Before discussing how to improve a quesadilla, I think it's important to first talk about pizza.
Look at this picture of a cheese pizza that I found online:
Looks good right? Sure does. But what if I was to ask you why it looks good? What about this pizza makes you think it'd taste delicious? My guess is that your answer would have something to do with all those gooey, melted strands of cheese. Right?
But I'd argue that while those gooey, melted strands of cheese are indeed a glorious, they're not actually contributing much when it comes to the flavor of the pizza. Rather, they're playing a crucial textural role—and though texture works closely in conjunction with flavor, it isn't flavor exactly. What is doing the heavy lifting re: the flavor we most associate with a great cheese pizza, are all those brown spots of cheese. Those are all the spots of cheese that have caramelized, creating that rich, toasted flavor you love when you bite into your favorite slice of pizza.
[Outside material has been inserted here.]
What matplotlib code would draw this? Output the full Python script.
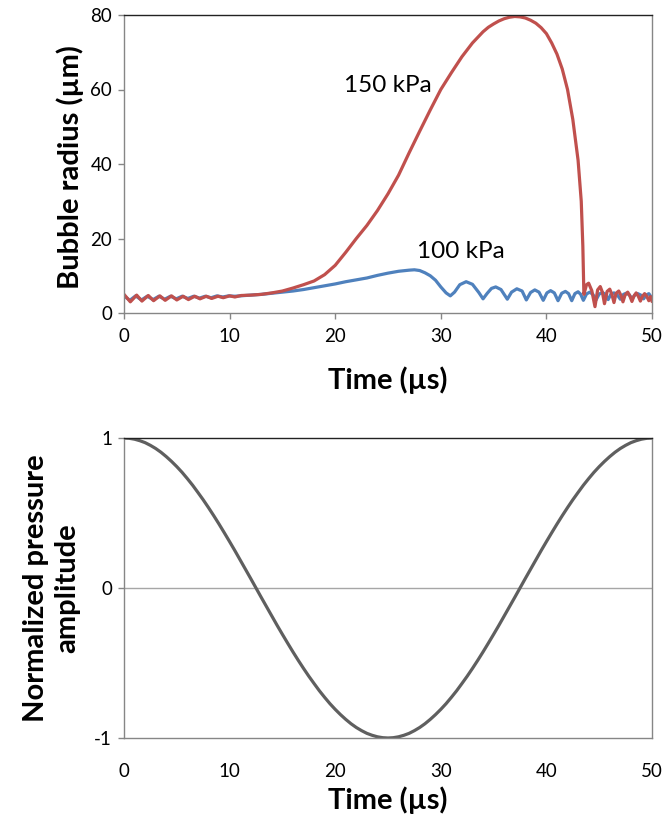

A classic quesadilla has the cook melt the cheese inside of a tortilla placed on a hot griddle. The tortilla transmits the griddle's heat evenly, the cheese melts, everyone is happy (and in the case of this huitlacoche quesadilla I ate in Mexico City last year, very, very happy). But no part of this process allows the cheese to get hot enough to create those rich, caramelized flavors. It never occurred to me to try to add, we'll call it, "pizza cheese" flavor to a quesadilla before, but then, on that same trip to Mexico, I saw something that changed my mind. While waiting for a late lunch of tacos arabes in Puebla, I watch the cook take take the cheese destined for my taco and scatter it directly on the griddle. She then placed a warm tortilla on top of that, waited about 45 seconds, and scooped the entire thing up. One side of the cheese was browned and delicious, the other side gooey and fused to the tortilla. It's was brilliant. And that simple technique has forever improved the quesadillas I make at home.
Here how to do it.
After either procuring or producing tortillas, it's time to grate some cheese. If you want to keep it authentic, go with a nice Oaxacan melting cheese, which is essentially a Mexican mozzarella. Most days though I use a combination of pepper jack (which, as far as comfort and classiness is concerned, is like the sweatpants of cheese), medium cheddar, and low-moisture whole milk mozzarella.
Heat a griddle or non-stick pan over medium heat, then add the pepper-jack and cheddar in little, tortilla-sized circles.
Immediately top with pre-warmed tortillas, pressing lightly to adhere to the melting cheese. It'll take only 30-45 seconds to caramelize nicely. This is something you'll be able to smell happening.
Use a spatula to free the cheese from the pan and invert it.
Here I add just a little extra mozzarella to bring a melty, stringy texture to the game. Fold the tortillas in half and cook on both sides until the cheese is melted. Feel free to add a little oil to the pan if you want to crisp up the outside of the tortilla.
And there it is. An insanely delicious, caramelized cheese quesadilla.
Cover this with salsa, and dig in.
OR, make some rajas for the filling.
Grill some onions, roast a poblano or two, and then chop them up with cilantro, salt, and fresh lime juice.
There is nothing in the world worth learning that you can't learn from pizza and a Mexican cook.